Carlana Charles asked:

As Virtual Assistants or any professional for that matter, at some point in time you are likely to experience the need to end ties with a particular client.  You may feel this way for a myriad of reasons, especially if it gets to the point when the client does not seem to be worth the time, energy, and money or trouble anymore.

Letting a client go is not necessarily a bad thing. In fact, it can be a necessary step if your business is to ever get to the point that you would have envisioned it. When ending a relationship with a client, the key is to wrap up the relationship properly and professionally. However, depending on the reason for ending the relationship, this may prove challenging.  As best as possible, avoid burning bridges. You may want to ensure that all unfinished work is wrapped up, possibly assist in finding a suitable replacement and just generally doing things that will demonstrate that there are no ill feelings. Again, this may be difficult, particularly if the relationship did not end amicably. Here are my top 9 signs that it is time to let a client go. 

1- Payment issues. Client consistently pays late and probably never paid an invoice on time, payment is always short and off course, the client consistently dissects and queries each and every detail of the invoice. Need I say more? 
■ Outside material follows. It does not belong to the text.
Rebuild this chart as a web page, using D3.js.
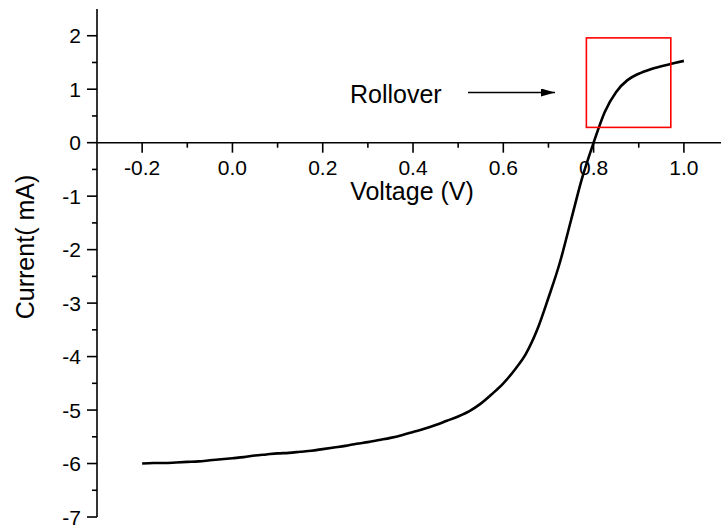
<!DOCTYPE html>
<html>
<head>
<meta charset="utf-8">
<script src="https://cdn.jsdelivr.net/npm/d3@7"></script>
<style>
  html, body { margin: 0; padding: 0; background: #fff; }
  svg { display: block; }
  text { font-family: "Liberation Sans", Arial, sans-serif; fill: #000; }
</style>
</head>
<body>
<svg id="chart" width="721" height="527"></svg>
<script>
// Measured I-V sweep
const voltage = [
  -0.2, -0.175, -0.15, -0.125, -0.1, -0.075, -0.05, -0.025,
  0.0, 0.025, 0.05, 0.075, 0.1, 0.125, 0.15, 0.175,
  0.2, 0.225, 0.25, 0.275, 0.3, 0.325, 0.35, 0.375,
  0.4, 0.425, 0.45, 0.475, 0.5, 0.525, 0.55, 0.575,
  0.6, 0.625, 0.65, 0.675, 0.7, 0.725, 0.75, 0.775,
  0.8, 0.825, 0.85, 0.875, 0.9, 0.925, 0.95, 0.975, 1.0
];
const current = [
  -6.00, -5.99, -5.99, -5.98, -5.97, -5.96, -5.94, -5.92,
  -5.90, -5.88, -5.85, -5.83, -5.81, -5.80, -5.78, -5.76,
  -5.73, -5.70, -5.67, -5.63, -5.60, -5.56, -5.52, -5.47,
  -5.41, -5.35, -5.28, -5.20, -5.12, -5.02, -4.88, -4.70,
  -4.50, -4.25, -3.95, -3.50, -2.90, -2.25, -1.45, -0.65,
  0.00, 0.58, 0.95, 1.17, 1.29, 1.37, 1.43, 1.48, 1.53
];

// Axis ticks
const xTicks = [-0.2, 0.0, 0.2, 0.4, 0.6, 0.8, 1.0];
const xMinorTicks = [-0.1, 0.1, 0.3, 0.5, 0.7, 0.9];
const yTicks = [-7, -6, -5, -4, -3, -2, -1, 0, 1, 2];
const yMinorTicks = [-6.5, -5.5, -4.5, -3.5, -2.5, -1.5, -0.5, 0.5, 1.5];

// Rollover region (voltage / current corners) and annotation
const rolloverBox = { v0: 0.784, v1: 0.971, i0: 0.286, i1: 1.96 };
const rolloverLabel = "Rollover";

const svg = d3.select("#chart");

const x = d3.scaleLinear().domain([-0.3, 1.0822]).range([97, 721]);
const y = d3.scaleLinear().domain([-7, 2.5]).range([517, 9]);

const TICK_FONT = 21;
const TITLE_FONT = 25;

// Y axis (left spine with outward ticks)
const yAxis = svg.append("g").attr("transform", `translate(${x(-0.3)},0)`);
yAxis.append("line")
  .attr("x1", 0).attr("x2", 0).attr("y1", y(2.5)).attr("y2", y(-7))
  .attr("stroke", "#000").attr("stroke-width", 1.6);
yAxis.selectAll(".ymaj").data(yTicks).join("line")
  .attr("class", "ymaj")
  .attr("x1", -10).attr("x2", 0)
  .attr("y1", d => y(d)).attr("y2", d => y(d))
  .attr("stroke", "#000").attr("stroke-width", 1.6);
yAxis.selectAll(".ymin").data(yMinorTicks).join("line")
  .attr("class", "ymin")
  .attr("x1", -5).attr("x2", 0)
  .attr("y1", d => y(d)).attr("y2", d => y(d))
  .attr("stroke", "#000").attr("stroke-width", 1.6);
yAxis.selectAll(".ylab").data(yTicks).join("text")
  .attr("class", "ylab")
  .attr("x", -16).attr("y", d => y(d))
  .attr("dy", "0.36em")
  .attr("text-anchor", "end")
  .attr("font-size", TICK_FONT)
  .text(d => d);

// X axis along I = 0 with downward ticks
const xAxis = svg.append("g").attr("transform", `translate(0,${y(0)})`);
xAxis.append("line")
  .attr("x1", x(-0.3)).attr("x2", 721).attr("y1", 0).attr("y2", 0)
  .attr("stroke", "#000").attr("stroke-width", 1.6);
xAxis.selectAll(".xmaj").data(xTicks).join("line")
  .attr("class", "xmaj")
  .attr("x1", d => x(d)).attr("x2", d => x(d))
  .attr("y1", 0).attr("y2", 10)
  .attr("stroke", "#000").attr("stroke-width", 1.6);
xAxis.selectAll(".xmin").data(xMinorTicks).join("line")
  .attr("class", "xmin")
  .attr("x1", d => x(d)).attr("x2", d => x(d))
  .attr("y1", 0).attr("y2", 5)
  .attr("stroke", "#000").attr("stroke-width", 1.6);
xAxis.selectAll(".xlab").data(xTicks).join("text")
  .attr("class", "xlab")
  .attr("x", d => x(d)).attr("y", 32)
  .attr("text-anchor", "middle")
  .attr("font-size", TICK_FONT)
  .text(d => d3.format(".1f")(d).replace("−", "-"));

// Axis titles
svg.append("text")
  .attr("x", 412).attr("y", 200)
  .attr("text-anchor", "middle")
  .attr("font-size", TITLE_FONT)
  .text("Voltage (V)");
svg.append("text")
  .attr("transform", "translate(34,247) rotate(-90)")
  .attr("text-anchor", "middle")
  .attr("font-size", TITLE_FONT)
  .text("Current( mA)");

// I-V curve
const pts = voltage.map((v, i) => [v, current[i]]);
svg.append("path")
  .datum(pts)
  .attr("fill", "none")
  .attr("stroke", "#000")
  .attr("stroke-width", 2.6)
  .attr("stroke-linejoin", "round")
  .attr("d", d3.line().x(d => x(d[0])).y(d => y(d[1])).curve(d3.curveMonotoneX));

// Rollover box
svg.append("rect")
  .attr("x", x(rolloverBox.v0))
  .attr("y", y(rolloverBox.i1))
  .attr("width", x(rolloverBox.v1) - x(rolloverBox.v0))
  .attr("height", y(rolloverBox.i0) - y(rolloverBox.i1))
  .attr("fill", "none")
  .attr("stroke", "#ff0000")
  .attr("stroke-width", 1.6);

// Annotation text and arrow
svg.append("text")
  .attr("x", 350).attr("y", 102.5)
  .attr("font-size", 25)
  .text(rolloverLabel);
svg.append("defs").append("marker")
  .attr("id", "arrowhead")
  .attr("viewBox", "0 0 14 8")
  .attr("refX", 14).attr("refY", 4)
  .attr("markerWidth", 14).attr("markerHeight", 8)
  .attr("markerUnits", "userSpaceOnUse")
  .attr("orient", "auto")
  .append("path").attr("d", "M0,0 L14,4 L0,8 Z").attr("fill", "#000");
svg.append("line")
  .attr("x1", 468).attr("x2", 555).attr("y1", 92.5).attr("y2", 92.5)
  .attr("stroke", "#000").attr("stroke-width", 1.6)
  .attr("marker-end", "url(#arrowhead)");
</script>
</body>
</html>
  2- Client can be considered a ‘buzz-kill’. Talking to the client or checking your inbox and seeing an email from them fills you with dread and saps your energy. There is no joy in working for and communicating with the client. Why stay in a joyless, unhappy relationship? 

 3- Client is disrespectful and prone to abusive and foul language. The client tends to have no qualms swearing like a sailor and lack basic communication and problem solving skills. And for the doubters, yes, there are ‘professionals’ who behave like this. I used to have a client like that once. 

 4- Client cannot seem to understand that you are a business person and not their employee and consistently attempts to treat you like a staff member and not an independent professional. This is the client that expects you to be at their beck and call and fails to consider that you do have other clients to take care of and a life that does not feature them. 

5-Client’s work and or behavior restrict you from taking on new work. This client always needs something done ASAP or ‘as of yesterday’ or will send work at the last moment and will expect you to make a miracle. Their projects always tend to go haywire and you spend more time on their work trying to fix and sort through things due to their failure to properly communicate their needs or for some other matter. 

6-Client seems to lack honesty. I’m sure you know this client. You know, the one that says he never read the email despite you having received a read receipt from him. Perhaps he’s the client that swears that your last invoice was paid on time, yet you bank balance tells a different story. 

 7-Client is an expert micro-manager and needs to be involved in every step of every process, sometimes down to the minutest details, despite them hiring you do the job and make decisions. I’m not against a certain level of micro-management. Some clients find it challenging to totally relinquish responsibility. The problem comes when their constant involvement actually impedes progress. 

8- Your business has taken a different direction from when you would have originally started working with the client and as such, you would have outgrown the client. You may have also streamlined your business or just discovered your niche and it is not in the area the client needs support. Maybe you started your business providing telemarketing services, but overtime, you’ve come to realize that you would rather provide answer phone services instead. You may just decide that you do not want to keep the relationship with clients who need telemarketing support.  

9- You’ve lost your passion for providing the service the client requires. This is definitely a valid reason to move on. Always give your best to each client. Why continue offering a service you are no longer excited or passionate about?  It would make better sense to let the client on a good note, when they can only say positive things about you and your service as opposed to continuing with the service and the lack of passion and interest show through the quality of work you produce or the level of service you give.